Tim Armour has responded that he agrees that is the case with many active funds. However, he says that if you can find actively managed funds that have lower fees and avoid trading needlessly. He also says to find a fund with a large part of the manager’s fund in it so that they have a personal interest in providing great returns. He also cautions that Warren Buffet is not looking at the downside of passive funds, which is that when there is a bear market the fund will drop right along with the rest of the market. Armour says that a good fund manager can mitigate losses during these times while still taking part in the upside of increasing markets.
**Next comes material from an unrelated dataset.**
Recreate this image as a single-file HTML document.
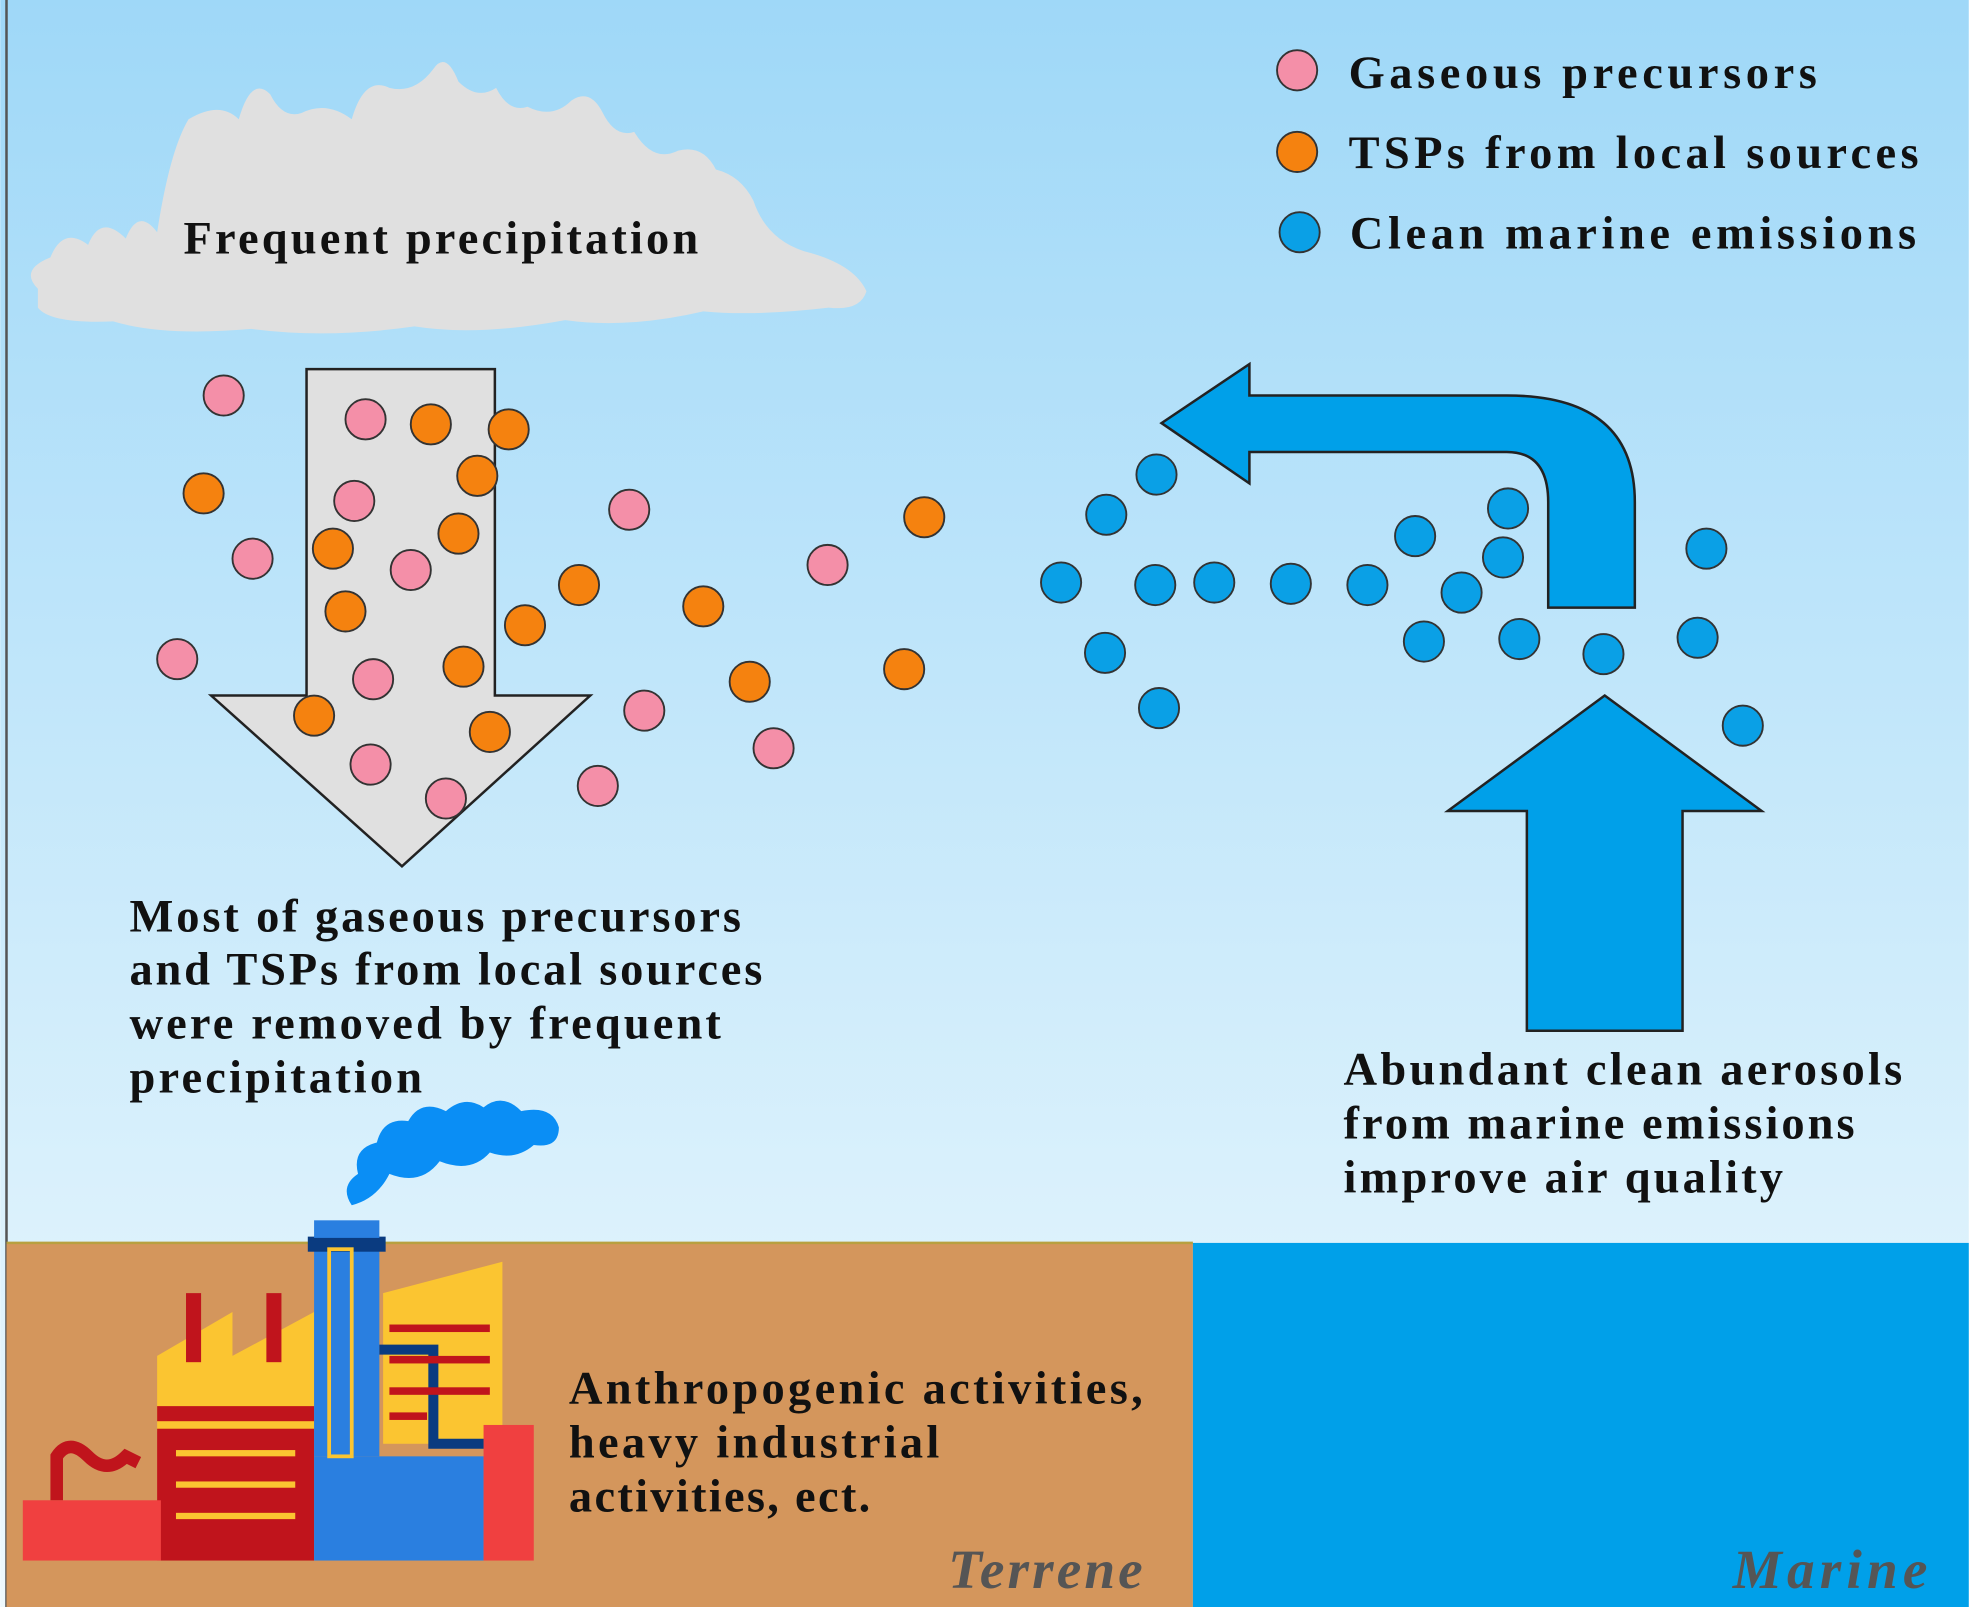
<!DOCTYPE html>
<html><head><meta charset="utf-8"><style>
html,body{margin:0;padding:0;width:1969px;height:1607px;overflow:hidden;background:#fff}
svg{display:block}
text{font-family:"Liberation Serif",serif;font-weight:bold;fill:#111}
</style></head><body>
<svg width="1969" height="1607" viewBox="0 0 1568 1280" xmlns="http://www.w3.org/2000/svg">
<defs><linearGradient id="sky" x1="0" y1="0" x2="0" y2="1">
<stop offset="0" stop-color="#9fd8f8"/><stop offset="1" stop-color="#eef9fd"/></linearGradient></defs>
<rect x="0" y="0" width="1568" height="1280" fill="url(#sky)"/>
<rect x="4" y="0" width="2" height="1280" fill="#555"/>
<rect x="5" y="990" width="945" height="290" fill="#d4965c"/>
<rect x="950" y="990" width="618" height="290" fill="#00a0e9"/>
<line x1="5" y1="990" x2="950" y2="990" stroke="#b8a040" stroke-width="2"/>
<path d="M30,230 Q15,215 40,205 Q50,180 70,195 Q80,170 100,190 Q110,165 125,185 Q135,120 150,95 Q175,80 190,95 Q200,60 215,75 Q225,95 240,90 Q260,80 280,95 Q290,60 310,70 Q330,75 345,55 Q355,40 365,65 Q380,80 395,70 Q405,90 420,85 Q440,95 455,80 Q470,70 480,90 Q490,110 505,105 Q520,130 540,120 Q560,115 570,135 Q590,140 600,160 Q610,190 640,200 Q680,210 690,232 Q685,248 660,245 Q600,252 560,248 Q500,262 450,255 Q380,268 330,260 Q260,270 200,262 Q130,268 90,256 Q40,258 30,245 Z" fill="#e0e0e0"/>
<text x="146" y="202" font-size="37" textLength="410" lengthAdjust="spacing">Frequent precipitation</text>
<path d="M244,294 L394,294 L394,554 L470,554 L320,690 L168,554 L244,554 Z" fill="#e0e0e0" stroke="#222" stroke-width="2"/>
<path d="M1278,554 L1403,646 L1340,646 L1340,821 L1216,821 L1216,646 L1153,646 Z" fill="#00a0e9" stroke="#222" stroke-width="2"/>
<path d="M995,315 L1200,315 Q1302,315 1302,400 L1302,484 L1233,484 L1233,400 Q1233,360 1200,360 L995,360 L995,385 L925,337 L995,290 Z" fill="#00a0e9" stroke="#222" stroke-width="2"/>
<g stroke="#333" stroke-width="1.5">
<g fill="#f48fa8">
<circle cx="178" cy="315" r="16"/><circle cx="291" cy="334" r="16"/><circle cx="282" cy="399" r="16"/><circle cx="201" cy="445" r="16"/><circle cx="327" cy="454" r="16"/><circle cx="141" cy="525" r="16"/><circle cx="297" cy="541" r="16"/><circle cx="295" cy="609" r="16"/><circle cx="355" cy="636" r="16"/><circle cx="476" cy="626" r="16"/><circle cx="513" cy="566" r="16"/><circle cx="616" cy="596" r="16"/><circle cx="659" cy="450" r="16"/><circle cx="501" cy="406" r="16"/>
<circle cx="1033" cy="56" r="16"/>
</g>
<g fill="#f5820f">
<circle cx="343" cy="338" r="16"/><circle cx="405" cy="342" r="16"/><circle cx="380" cy="379" r="16"/><circle cx="162" cy="393" r="16"/><circle cx="365" cy="425" r="16"/><circle cx="265" cy="437" r="16"/><circle cx="275" cy="487" r="16"/><circle cx="461" cy="466" r="16"/><circle cx="418" cy="498" r="16"/><circle cx="560" cy="483" r="16"/><circle cx="369" cy="531" r="16"/><circle cx="250" cy="570" r="16"/><circle cx="390" cy="583" r="16"/><circle cx="597" cy="543" r="16"/><circle cx="720" cy="533" r="16"/><circle cx="736" cy="412" r="16"/>
<circle cx="1033" cy="121" r="16"/>
</g>
<g fill="#0aa0e6">
<circle cx="921" cy="378" r="16"/><circle cx="881" cy="410" r="16"/><circle cx="845" cy="464" r="16"/><circle cx="920" cy="466" r="16"/><circle cx="967" cy="464" r="16"/><circle cx="1028" cy="465" r="16"/><circle cx="1089" cy="466" r="16"/><circle cx="1127" cy="427" r="16"/><circle cx="1201" cy="405" r="16"/><circle cx="1197" cy="444" r="16"/><circle cx="1164" cy="472" r="16"/><circle cx="1134" cy="511" r="16"/><circle cx="1210" cy="509" r="16"/><circle cx="1277" cy="521" r="16"/><circle cx="1352" cy="508" r="16"/><circle cx="1359" cy="437" r="16"/><circle cx="1388" cy="578" r="16"/><circle cx="880" cy="520" r="16"/><circle cx="923" cy="564" r="16"/>
<circle cx="1035" cy="185" r="16"/>
</g></g>
<text x="1074" y="70" font-size="37" textLength="373" lengthAdjust="spacing">Gaseous precursors</text>
<text x="1074" y="134" font-size="37" textLength="454" lengthAdjust="spacing">TSPs from local sources</text>
<text x="1075" y="198" font-size="37" textLength="451" lengthAdjust="spacing">Clean marine emissions</text>
<text x="103" y="742" font-size="37" textLength="487" lengthAdjust="spacing">Most of gaseous precursors</text>
<text x="103" y="784" font-size="37" textLength="504" lengthAdjust="spacing">and TSPs from local sources</text>
<text x="103" y="827" font-size="37" textLength="471" lengthAdjust="spacing">were removed by frequent</text>
<text x="103" y="870" font-size="37" textLength="233" lengthAdjust="spacing">precipitation</text>
<text x="1070" y="864" font-size="37" textLength="445" lengthAdjust="spacing">Abundant clean aerosols</text>
<text x="1070" y="907" font-size="37" textLength="407" lengthAdjust="spacing">from marine emissions</text>
<text x="1070" y="950" font-size="37" textLength="350" lengthAdjust="spacing">improve air quality</text>
<text x="453" y="1118" font-size="37" textLength="457" lengthAdjust="spacing">Anthropogenic activities,</text>
<text x="453" y="1161" font-size="37" textLength="295" lengthAdjust="spacing">heavy industrial</text>
<text x="453" y="1204" font-size="37" textLength="240" lengthAdjust="spacing">activities, ect.</text>
<text x="755" y="1265" font-size="44" font-style="italic" style="fill:#555" textLength="155" lengthAdjust="spacing">Terrene</text>
<text x="1380" y="1265" font-size="44" font-style="italic" style="fill:#555" textLength="155" lengthAdjust="spacing">Marine</text>
<path d="M280,960 Q270,945 285,935 Q280,915 300,910 Q305,890 325,893 Q335,875 355,885 Q370,872 385,882 Q400,870 415,885 Q440,880 445,898 Q445,915 425,912 Q410,925 390,918 Q375,935 350,925 Q335,945 310,935 Q300,955 280,960 Z" fill="#0a8ef5"/>
<path d="M305,1030 L400,1005 L400,1150 L305,1150Z" fill="#fbc531"/>
<path d="M125,1140 L125,1080 L185,1045 L185,1080 L250,1045 L250,1080 L250,1140Z" fill="#fbc531"/>
<rect x="148" y="1030" width="12" height="55" fill="#c0141c"/><rect x="212" y="1030" width="12" height="55" fill="#c0141c"/>
<rect x="125" y="1120" width="125" height="12" fill="#c0141c"/>
<rect x="125" y="1138" width="125" height="105" fill="#c0141c"/>
<rect x="18" y="1195" width="110" height="48" fill="#f04040"/>
<path d="M45,1195 L45,1160 Q55,1145 70,1160 Q85,1175 100,1160 L110,1165" stroke="#c0141c" stroke-width="10" fill="none"/>
<rect x="250" y="1160" width="135" height="83" fill="#2a7fe0"/>
<rect x="385" y="1135" width="40" height="108" fill="#f04040"/>
<rect x="250" y="985" width="52" height="175" fill="#2a7fe0"/>
<rect x="245" y="985" width="62" height="12" fill="#0a3b80"/>
<rect x="250" y="972" width="52" height="14" fill="#2a7fe0"/>
<rect x="262" y="995" width="18" height="165" fill="none" stroke="#fbc531" stroke-width="3"/>
<path d="M302,1075 L345,1075 L345,1150 L385,1150" stroke="#0a3b80" stroke-width="8" fill="none"/>
<g fill="#c0141c"><rect x="310" y="1055" width="80" height="6"/><rect x="310" y="1080" width="80" height="6"/><rect x="310" y="1105" width="80" height="6"/><rect x="310" y="1125" width="30" height="6"/></g>
<g fill="#fbc531"><rect x="140" y="1155" width="95" height="5"/><rect x="140" y="1180" width="95" height="5"/><rect x="140" y="1205" width="95" height="5"/></g>
</svg>
</body></html>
Tim D. Armour is Chairman and Chief Executive Officer of Capital Group, which is a financial services company located in Los Angeles, California. Capital Group, having been found in 1931, is one of the oldest investment advisory firms in the world and has almost $1.4 trillion in assets under management. Tim Armour oversees the company’s global operations which has offices around the world including New York, Washington D.C., Canada, Europe, and Asia.
It was in 2015 that Armour was named as the Chairman of the Board for Capital Group. He was tapped to fill this role when the former Chairman, Jim Rothenberg, unexpectedly passed away. Tim Armour also serves as the Principal Executive Officer of Capital Research and Management, the Chairman of the Capital Group of Companies Management Committee, and as an equity portfolio manager.